DATA EXTRACT:
┌──

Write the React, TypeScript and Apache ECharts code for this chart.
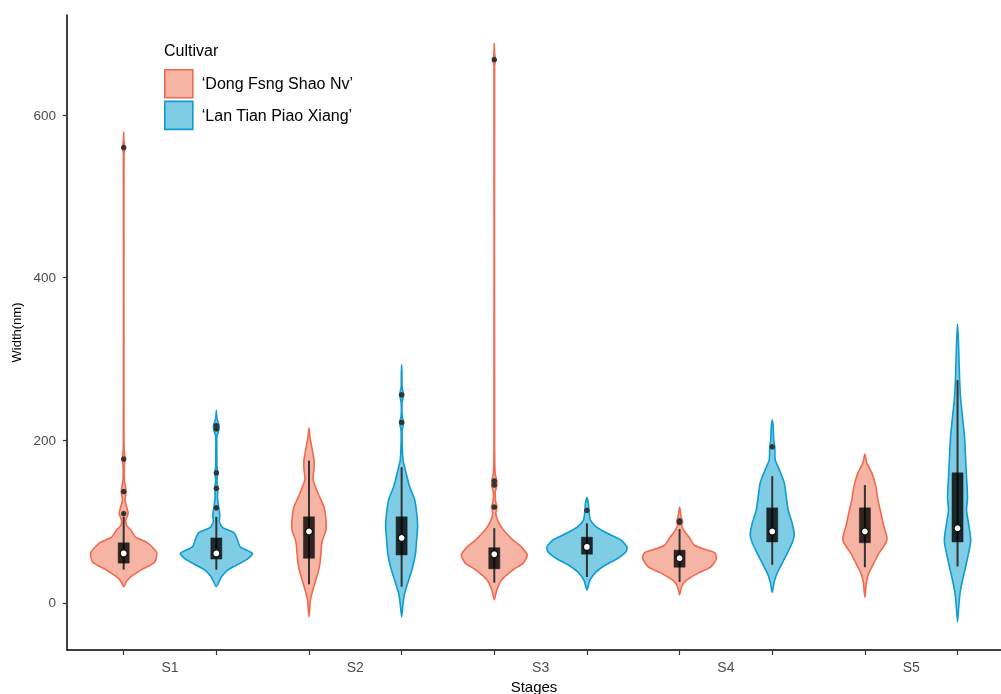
import React, { useEffect, useRef } from "react";
import * as echarts from "echarts";

// ---------- data ----------
const stages = ["S1", "S2", "S3", "S4", "S5"];
const cultivars = ["‘Dong Fsng Shao Nv’", "‘Lan Tian Piao Xiang’"];
const yTickValues = [0, 200, 400, 600];

// violin outlines: [value, density] from top to bottom (density = relative half width)
const densDong_S1 = [[579, 0], [568, 0.3], [560, 1.2], [552, 0.3], [200, 0.3], [186, 0.6], [177, 1.5], [168, 0.6], [150, 0.8], [137, 2.5], [127, 1.3], [118, 3], [110, 4.5], [102, 2.2], [95, 3], [90, 7], [81, 12], [74, 24], [62, 33], [50, 31], [41, 18], [33, 8], [27, 3], [20, 0]];
const densDong_S2 = [[215, 0], [204, 1], [176, 5], [164, 5], [152, 4], [135, 9], [118, 15], [102, 17], [90, 17], [75, 13], [62, 12], [49, 11], [37, 9], [25, 6], [12, 3], [4, 1.5], [-17, 0]];
const densDong_S3 = [[688, 0], [676, 0.3], [668, 1.2], [660, 0.3], [200, 0.3], [160, 0.8], [150, 2.5], [144, 2.5], [137, 1], [125, 1.3], [118, 2.8], [110, 1.5], [100, 4], [90, 9], [77, 19], [69, 27], [59, 33], [49, 29], [41, 19], [28, 7], [16, 2.5], [4, 0]];
const densDong_S4 = [[118, 0], [110, 1], [104, 2], [100, 3], [96, 2], [90, 4], [80, 10], [71, 15], [66, 25], [62, 35], [55, 37], [44, 31], [37, 19], [28, 7], [20, 2], [10, 0]];
const densDong_S5 = [[183, 0], [172, 2], [160, 7], [143, 11], [127, 13], [111, 16], [94, 19], [81, 22], [74, 21], [61, 14], [49, 9], [37, 4], [25, 1.5], [7, 0]];

const densLan_S1 = [[237, 0], [228, 0.5], [218, 2.8], [214, 2.8], [205, 0.6], [185, 0.5], [168, 0.6], [160, 1.5], [151, 0.6], [141, 1.5], [130, 1.2], [117, 2.5], [108, 3.5], [100, 3], [93, 6], [86, 18], [78, 21], [69, 24], [61, 36], [55, 32], [49, 24], [41, 12], [32, 5], [20, 0]];
const densLan_S2 = [[293, 0], [283, 0.3], [265, 0.5], [256, 2], [247, 0.5], [230, 0.5], [222, 2], [212, 0.5], [190, 0.7], [175, 1.5], [167, 3], [143, 8], [127, 13], [111, 15], [94, 16], [78, 15], [62, 14], [44, 11], [28, 7], [12, 3], [0, 1.5], [-17, 0]];
const densLan_S3 = [[130, 0], [122, 1.5], [114, 2], [108, 2.5], [102, 3.5], [94, 9], [86, 20], [77.5, 34], [69, 40], [63, 39], [55, 31], [47, 19], [38, 9], [28, 3], [16, 0]];
const densLan_S4 = [[225, 0], [216, 1], [200, 1.5], [192, 2.5], [176, 3], [164, 7], [148, 12], [131, 14], [114, 16], [98, 20], [84, 22], [74, 20], [61, 15], [49, 10], [37, 5], [26, 2], [13, 0]];
const densLan_S5 = [[343, 0], [319, 1], [278, 2], [253, 3], [229, 5], [204, 7], [180, 8], [155, 9], [130, 10], [114, 9], [98, 11], [81, 13], [74, 13], [61, 11], [44, 8], [28, 5], [12, 2.5], [-5, 1.2], [-23, 0]];

// box stats: [lowWhisker, q1, median, q3, highWhisker]
const boxDong = [[41, 49, 61, 74, 106], [23, 55, 88, 106, 175], [25, 42, 60, 68, 92], [26, 44, 55, 65, 91], [44, 74, 88, 117, 145]];
const boxLan = [[41, 54, 61, 80, 106], [20, 59, 80, 106, 167], [32, 60, 69, 81, 98], [47, 75, 88, 117, 156], [45, 75, 92, 160, 274]];

// outliers per stage
const outDong = [[560, 177, 137, 110], [], [668, 150, 145, 118], [101, 99], []];
const outLan = [[218, 214, 160, 141, 117], [256, 222], [114], [192], []];

// ---------- style constants ----------
const DODGE = 0.25;
const DENS_TO_X = 1 / 185.3;
const BOX_W = 0.06;
const fills = ["#F6B4A5", "#7ECDE4"];
const strokes = ["#EF6A4F", "#0E9CD2"];

const densities = [
  [densDong_S1, densDong_S2, densDong_S3, densDong_S4, densDong_S5],
  [densLan_S1, densLan_S2, densLan_S3, densLan_S4, densLan_S5],
];
const boxes = [boxDong, boxLan];
const outliers = [outDong, outLan];

function makeRenderItem(c: number) {
  return (params: any, api: any) => {
    const i = params.dataIndex;
    const xc = i + 1 + (c === 0 ? -DODGE : DODGE);
    const prof = densities[c][i];
    const right: number[][] = [];
    const left: number[][] = [];
    prof.forEach(([v, d], k) => {
      const p = api.coord([xc, v]);
      const w = api.size([d * DENS_TO_X, 0])[0];
      right.push([p[0] + w, p[1]]);
      if (k !== 0 && k !== prof.length - 1) left.push([p[0] - w, p[1]]);
    });
    const pts = right.concat(left.reverse());
    const b = boxes[c][i];
    const lo = api.coord([xc, b[0]]);
    const q1 = api.coord([xc, b[1]]);
    const q3 = api.coord([xc, b[3]]);
    const hi = api.coord([xc, b[4]]);
    const bw = api.size([BOX_W, 0])[0];
    return {
      type: "group",
      children: [
        {
          type: "polygon",
          shape: { points: pts, smooth: 0.2 },
          style: { fill: fills[c], stroke: strokes[c], lineWidth: 1.6, lineJoin: "round" },
        },
        {
          type: "line",
          shape: { x1: lo[0], y1: lo[1], x2: hi[0], y2: hi[1] },
          style: { stroke: "#333333", lineWidth: 2 },
        },
        {
          type: "rect",
          shape: { x: q3[0] - bw / 2, y: q3[1], width: bw, height: q1[1] - q3[1] },
          style: { fill: "rgba(0,0,0,0.8)", stroke: "rgba(30,30,30,0.9)", lineWidth: 0.5 },
        },
      ],
    };
  };
}

function outlierData(): number[][] {
  const res: number[][] = [];
  outliers.forEach((arr, c) =>
    arr.forEach((vals, i) => vals.forEach((v) => res.push([i + 1 + (c === 0 ? -DODGE : DODGE), v])))
  );
  return res;
}
function medianData(): number[][] {
  const res: number[][] = [];
  boxes.forEach((arr, c) => arr.forEach((b, i) => res.push([i + 1 + (c === 0 ? -DODGE : DODGE), b[2]])));
  return res;
}

const xTickValues: number[] = [];
stages.forEach((_, i) => {
  xTickValues.push(i + 1 - DODGE, i + 1 + DODGE);
});

export default function App() {
  const ref = useRef<HTMLDivElement>(null);
  useEffect(() => {
    if (!ref.current) return;
    const chart = echarts.init(ref.current, undefined, { renderer: "svg" });
    const font = "Liberation Sans, Arial, Helvetica, sans-serif";
    chart.setOption({
      animation: false,
      textStyle: { fontFamily: font },
      grid: { left: 67, right: 0, top: 15, bottom: 44, containLabel: false, outerBoundsMode: "none" },
      title: {
        text: "Cultivar",
        left: 164,
        top: 42,
        textStyle: { fontSize: 16, fontWeight: "normal", color: "#000", fontFamily: font },
        padding: 0,
      },
      legend: {
        orient: "vertical",
        left: 164,
        top: 69,
        itemWidth: 28,
        itemHeight: 28,
        itemGap: 2,
        padding: 0,
        selectedMode: false,
        textStyle: { fontSize: 16, color: "#000", fontFamily: font, padding: [0, 0, 0, 4] },
        data: cultivars.map((n, c) => ({
          name: n,
          icon: "rect",
          itemStyle: { color: fills[c], borderColor: strokes[c], borderWidth: 1.6 },
        })),
      },
      xAxis: {
        type: "value",
        min: 0.4441,
        max: 5.4846,
        name: "Stages",
        nameLocation: "middle",
        nameGap: 28,
        nameTextStyle: { fontSize: 15, color: "#000" },
        splitLine: { show: false },
        axisLine: { show: true, onZero: false, lineStyle: { color: "#000", width: 1.5 } },
        axisTick: { show: true, length: 5, customValues: xTickValues, lineStyle: { color: "#333", width: 1.2 } },
        axisLabel: {
          customValues: stages.map((_, i) => i + 1),
          formatter: (v: number) => stages[Math.round(v) - 1] ?? "",
          fontSize: 14,
          color: "#4D4D4D",
          margin: 10,
        },
      },
      yAxis: {
        type: "value",
        min: -57.8,
        max: 723,
        name: "Width(nm)",
        nameLocation: "middle",
        nameGap: 43,
        nameTextStyle: { fontSize: 13, color: "#000" },
        splitLine: { show: false },
        axisLine: { show: true, onZero: false, lineStyle: { color: "#000", width: 1.5 } },
        axisTick: { show: true, length: 4, customValues: yTickValues, lineStyle: { color: "#333", width: 1.2 } },
        axisLabel: { customValues: yTickValues, fontSize: 13.5, color: "#4D4D4D", margin: 11 },
      },
      series: [
        ...cultivars.map((name, c) => ({
          type: "custom",
          name,
          coordinateSystem: "cartesian2d",
          renderItem: makeRenderItem(c),
          itemStyle: { color: fills[c], borderColor: strokes[c] },
          data: stages.map((_, i) => [i + 1, 0]),
          z: 2,
        })),
        {
          type: "scatter",
          name: "outliers",
          data: outlierData(),
          symbolSize: 5.5,
          itemStyle: { color: "#333333", opacity: 1 },
          z: 5,
        },
        {
          type: "scatter",
          name: "median",
          data: medianData(),
          symbolSize: 7,
          itemStyle: { color: "#ffffff", borderColor: "#111", borderWidth: 1.2, opacity: 1 },
          z: 6,
        },
      ],
    });
    return () => chart.dispose();
  }, []);
  return <div ref={ref} style={{ position: "fixed", left: 0, top: 0, width: 1001, height: 694 }} />;
}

└──

DESCRIPTION OF THE TASK: In the data above, please extract the lines from the first one through the line with "const yTickValues = [0, 200, 400, 600];", exactly, and keep pictures out.

OUTPUT FOR THIS EXERCISE:
Write the React, TypeScript and Apache ECharts code for this chart.
import React, { useEffect, useRef } from "react";
import * as echarts from "echarts";

// ---------- data ----------
const stages = ["S1", "S2", "S3", "S4", "S5"];
const cultivars = ["‘Dong Fsng Shao Nv’", "‘Lan Tian Piao Xiang’"];
const yTickValues = [0, 200, 400, 600];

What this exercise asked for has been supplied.